* Start GIVEN INFORMATION *

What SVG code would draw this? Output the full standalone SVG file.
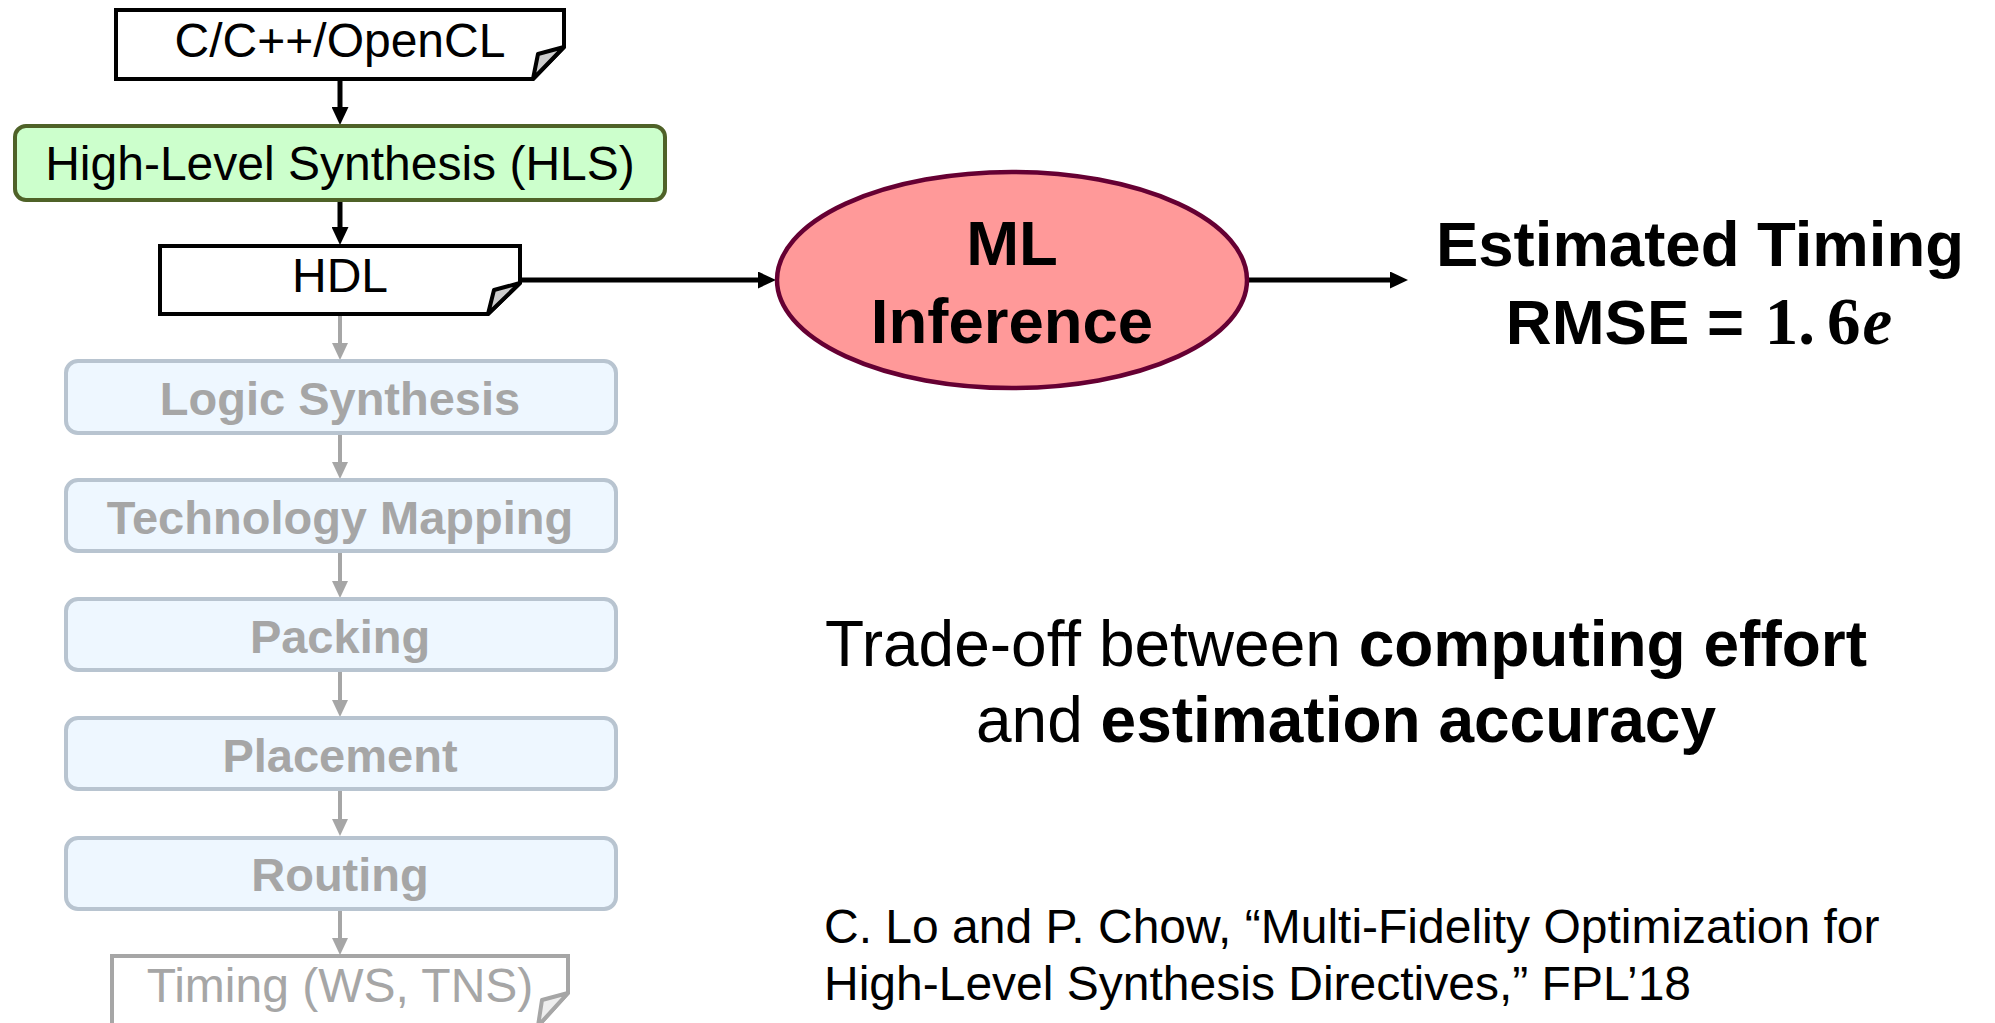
<svg xmlns="http://www.w3.org/2000/svg" width="1995" height="1023" viewBox="0 0 1995 1023">
  <style>
    text { font-family: "Liberation Sans", Arial, sans-serif; }
    .doc { fill: #ffffff; stroke: #000000; stroke-width: 4; stroke-linejoin: miter; }
    .fold { fill: #cccccc; stroke: #000000; stroke-width: 4; stroke-linejoin: round; }
    .doc-dim { fill: #ffffff; stroke: #a6a6a6; stroke-width: 4; }
    .fold-dim { fill: #eeeeee; stroke: #a6a6a6; stroke-width: 4; stroke-linejoin: round; }
    .hls { fill: #ccffcc; stroke: #4f6228; stroke-width: 4; }
    .step { fill: #eef7ff; stroke: #b8c4d0; stroke-width: 4; }
    .ml { fill: #ff9999; stroke: #660033; stroke-width: 4.5; }
    .lbl { font-size: 48px; fill: #000000; text-anchor: middle; }
    .lbl-dim { font-size: 47px; font-weight: bold; fill: #a6a6a6; text-anchor: middle; }
    .big { font-size: 63.5px; font-weight: bold; fill: #000000; text-anchor: middle; }
    .math { font-family: "Liberation Serif", "Times New Roman", serif; font-weight: bold; font-size: 67px; }
    .note { font-size: 64px; fill: #000000; text-anchor: middle; }
    .cite { font-size: 48px; fill: #000000; }
    .wire { fill: none; stroke: #000000; stroke-width: 5; }
    .wire-dim { fill: none; stroke: #a6a6a6; stroke-width: 4; }
  </style>
  <defs>
    <marker id="head" viewBox="0 0 18 17" refX="8" refY="8.5" markerWidth="18" markerHeight="17" markerUnits="userSpaceOnUse" orient="auto">
      <path d="M0,0 L18,8.5 L0,17 Z" fill="#000000"/>
    </marker>
    <marker id="head-dim" viewBox="0 0 17 16" refX="7" refY="8" markerWidth="17" markerHeight="16" markerUnits="userSpaceOnUse" orient="auto">
      <path d="M0,0 L17,8 L0,16 Z" fill="#a6a6a6"/>
    </marker>
  </defs>

  <!-- connectors -->
  <g id="connectors">
    <line class="wire" x1="340" y1="80" x2="340" y2="115" marker-end="url(#head)"/>
    <line class="wire" x1="340" y1="201" x2="340" y2="235" marker-end="url(#head)"/>
    <line class="wire" x1="520" y1="280" x2="766" y2="280" marker-end="url(#head)"/>
    <line class="wire" x1="1248" y1="280" x2="1398" y2="280" marker-end="url(#head)"/>
    <line class="wire-dim" x1="340" y1="316" x2="340" y2="350" marker-end="url(#head-dim)"/>
    <line class="wire-dim" x1="340" y1="434" x2="340" y2="469" marker-end="url(#head-dim)"/>
    <line class="wire-dim" x1="340" y1="552" x2="340" y2="588" marker-end="url(#head-dim)"/>
    <line class="wire-dim" x1="340" y1="671" x2="340" y2="707" marker-end="url(#head-dim)"/>
    <line class="wire-dim" x1="340" y1="790" x2="340" y2="826" marker-end="url(#head-dim)"/>
    <line class="wire-dim" x1="340" y1="910" x2="340" y2="945" marker-end="url(#head-dim)"/>
  </g>

  <!-- source document -->
  <g id="source">
    <path class="doc" d="M116,10 H564 V47 L533,79 H116 Z"/>
    <path class="fold" d="M564,47 L538,54 L533,79 Z"/>
    <text class="lbl" x="340" y="57">C/C++/OpenCL</text>
  </g>

  <g id="hls">
    <rect class="hls" x="15" y="126" width="650" height="74" rx="11"/>
    <text class="lbl" x="340" y="180">High-Level Synthesis (HLS)</text>
  </g>

  <g id="hdl">
    <path class="doc" d="M160,246 H520 V283 L488,314 H160 Z"/>
    <path class="fold" d="M520,283 L494,290 L488,314 Z"/>
    <text class="lbl" x="340" y="292">HDL</text>
  </g>

  <g id="logic-synthesis">
    <rect class="step" x="66" y="361" width="550" height="72" rx="12"/>
    <text class="lbl-dim" x="340" y="415">Logic Synthesis</text>
  </g>

  <g id="technology-mapping">
    <rect class="step" x="66" y="480" width="550" height="71" rx="12"/>
    <text class="lbl-dim" x="340" y="534">Technology Mapping</text>
  </g>

  <g id="packing">
    <rect class="step" x="66" y="599" width="550" height="71" rx="12"/>
    <text class="lbl-dim" x="340" y="653">Packing</text>
  </g>

  <g id="placement">
    <rect class="step" x="66" y="718" width="550" height="71" rx="12"/>
    <text class="lbl-dim" x="340" y="772">Placement</text>
  </g>

  <g id="routing">
    <rect class="step" x="66" y="838" width="550" height="71" rx="12"/>
    <text class="lbl-dim" x="340" y="891">Routing</text>
  </g>

  <g id="timing">
    <path class="doc-dim" d="M112,956 H568 V993 L538,1026 H112 Z"/>
    <path class="fold-dim" d="M568,993 L542,1000 L538,1026 Z"/>
    <text class="lbl" x="340" y="1002" style="fill:#a6a6a6">Timing (WS, TNS)</text>
  </g>

  <g id="ml-inference">
    <ellipse class="ml" cx="1012" cy="280" rx="235" ry="108"/>
    <text class="big" x="1012" y="265">ML</text>
    <text class="big" x="1012" y="343">Inference</text>
  </g>

  <g id="estimate">
    <text class="big" x="1700" y="266">Estimated Timing</text>
    <text class="big" x="1699" y="344">RMSE = <tspan class="math" dx="3">1.<tspan dx="12">6</tspan><tspan font-style="italic" dx="2">e</tspan></tspan></text>
  </g>

  <g id="tradeoff">
    <text class="note" x="1346" y="666">Trade-off between <tspan font-weight="bold">computing effort</tspan></text>
    <text class="note" x="1346" y="742">and <tspan font-weight="bold">estimation accuracy</tspan></text>
  </g>

  <g id="citation">
    <text class="cite" x="824" y="943">C. Lo and P. Chow, “Multi-Fidelity Optimization for</text>
    <text class="cite" x="824" y="1000">High-Level Synthesis Directives,” FPL’18</text>
  </g>
</svg>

* End GIVEN INFORMATION *

▶ TASK:
Restate the full listing verbatim and drop every picture.

▶ TASK RESPONSE:
What SVG code would draw this? Output the full standalone SVG file.
<svg xmlns="http://www.w3.org/2000/svg" width="1995" height="1023" viewBox="0 0 1995 1023">
  <style>
    text { font-family: "Liberation Sans", Arial, sans-serif; }
    .doc { fill: #ffffff; stroke: #000000; stroke-width: 4; stroke-linejoin: miter; }
    .fold { fill: #cccccc; stroke: #000000; stroke-width: 4; stroke-linejoin: round; }
    .doc-dim { fill: #ffffff; stroke: #a6a6a6; stroke-width: 4; }
    .fold-dim { fill: #eeeeee; stroke: #a6a6a6; stroke-width: 4; stroke-linejoin: round; }
    .hls { fill: #ccffcc; stroke: #4f6228; stroke-width: 4; }
    .step { fill: #eef7ff; stroke: #b8c4d0; stroke-width: 4; }
    .ml { fill: #ff9999; stroke: #660033; stroke-width: 4.5; }
    .lbl { font-size: 48px; fill: #000000; text-anchor: middle; }
    .lbl-dim { font-size: 47px; font-weight: bold; fill: #a6a6a6; text-anchor: middle; }
    .big { font-size: 63.5px; font-weight: bold; fill: #000000; text-anchor: middle; }
    .math { font-family: "Liberation Serif", "Times New Roman", serif; font-weight: bold; font-size: 67px; }
    .note { font-size: 64px; fill: #000000; text-anchor: middle; }
    .cite { font-size: 48px; fill: #000000; }
    .wire { fill: none; stroke: #000000; stroke-width: 5; }
    .wire-dim { fill: none; stroke: #a6a6a6; stroke-width: 4; }
  </style>
  <defs>
    <marker id="head" viewBox="0 0 18 17" refX="8" refY="8.5" markerWidth="18" markerHeight="17" markerUnits="userSpaceOnUse" orient="auto">
      <path d="M0,0 L18,8.5 L0,17 Z" fill="#000000"/>
    </marker>
    <marker id="head-dim" viewBox="0 0 17 16" refX="7" refY="8" markerWidth="17" markerHeight="16" markerUnits="userSpaceOnUse" orient="auto">
      <path d="M0,0 L17,8 L0,16 Z" fill="#a6a6a6"/>
    </marker>
  </defs>

  <!-- connectors -->
  <g id="connectors">
    <line class="wire" x1="340" y1="80" x2="340" y2="115" marker-end="url(#head)"/>
    <line class="wire" x1="340" y1="201" x2="340" y2="235" marker-end="url(#head)"/>
    <line class="wire" x1="520" y1="280" x2="766" y2="280" marker-end="url(#head)"/>
    <line class="wire" x1="1248" y1="280" x2="1398" y2="280" marker-end="url(#head)"/>
    <line class="wire-dim" x1="340" y1="316" x2="340" y2="350" marker-end="url(#head-dim)"/>
    <line class="wire-dim" x1="340" y1="434" x2="340" y2="469" marker-end="url(#head-dim)"/>
    <line class="wire-dim" x1="340" y1="552" x2="340" y2="588" marker-end="url(#head-dim)"/>
    <line class="wire-dim" x1="340" y1="671" x2="340" y2="707" marker-end="url(#head-dim)"/>
    <line class="wire-dim" x1="340" y1="790" x2="340" y2="826" marker-end="url(#head-dim)"/>
    <line class="wire-dim" x1="340" y1="910" x2="340" y2="945" marker-end="url(#head-dim)"/>
  </g>

  <!-- source document -->
  <g id="source">
    <path class="doc" d="M116,10 H564 V47 L533,79 H116 Z"/>
    <path class="fold" d="M564,47 L538,54 L533,79 Z"/>
    <text class="lbl" x="340" y="57">C/C++/OpenCL</text>
  </g>

  <g id="hls">
    <rect class="hls" x="15" y="126" width="650" height="74" rx="11"/>
    <text class="lbl" x="340" y="180">High-Level Synthesis (HLS)</text>
  </g>

  <g id="hdl">
    <path class="doc" d="M160,246 H520 V283 L488,314 H160 Z"/>
    <path class="fold" d="M520,283 L494,290 L488,314 Z"/>
    <text class="lbl" x="340" y="292">HDL</text>
  </g>

  <g id="logic-synthesis">
    <rect class="step" x="66" y="361" width="550" height="72" rx="12"/>
    <text class="lbl-dim" x="340" y="415">Logic Synthesis</text>
  </g>

  <g id="technology-mapping">
    <rect class="step" x="66" y="480" width="550" height="71" rx="12"/>
    <text class="lbl-dim" x="340" y="534">Technology Mapping</text>
  </g>

  <g id="packing">
    <rect class="step" x="66" y="599" width="550" height="71" rx="12"/>
    <text class="lbl-dim" x="340" y="653">Packing</text>
  </g>

  <g id="placement">
    <rect class="step" x="66" y="718" width="550" height="71" rx="12"/>
    <text class="lbl-dim" x="340" y="772">Placement</text>
  </g>

  <g id="routing">
    <rect class="step" x="66" y="838" width="550" height="71" rx="12"/>
    <text class="lbl-dim" x="340" y="891">Routing</text>
  </g>

  <g id="timing">
    <path class="doc-dim" d="M112,956 H568 V993 L538,1026 H112 Z"/>
    <path class="fold-dim" d="M568,993 L542,1000 L538,1026 Z"/>
    <text class="lbl" x="340" y="1002" style="fill:#a6a6a6">Timing (WS, TNS)</text>
  </g>

  <g id="ml-inference">
    <ellipse class="ml" cx="1012" cy="280" rx="235" ry="108"/>
    <text class="big" x="1012" y="265">ML</text>
    <text class="big" x="1012" y="343">Inference</text>
  </g>

  <g id="estimate">
    <text class="big" x="1700" y="266">Estimated Timing</text>
    <text class="big" x="1699" y="344">RMSE = <tspan class="math" dx="3">1.<tspan dx="12">6</tspan><tspan font-style="italic" dx="2">e</tspan></tspan></text>
  </g>

  <g id="tradeoff">
    <text class="note" x="1346" y="666">Trade-off between <tspan font-weight="bold">computing effort</tspan></text>
    <text class="note" x="1346" y="742">and <tspan font-weight="bold">estimation accuracy</tspan></text>
  </g>

  <g id="citation">
    <text class="cite" x="824" y="943">C. Lo and P. Chow, “Multi-Fidelity Optimization for</text>
    <text class="cite" x="824" y="1000">High-Level Synthesis Directives,” FPL’18</text>
  </g>
</svg>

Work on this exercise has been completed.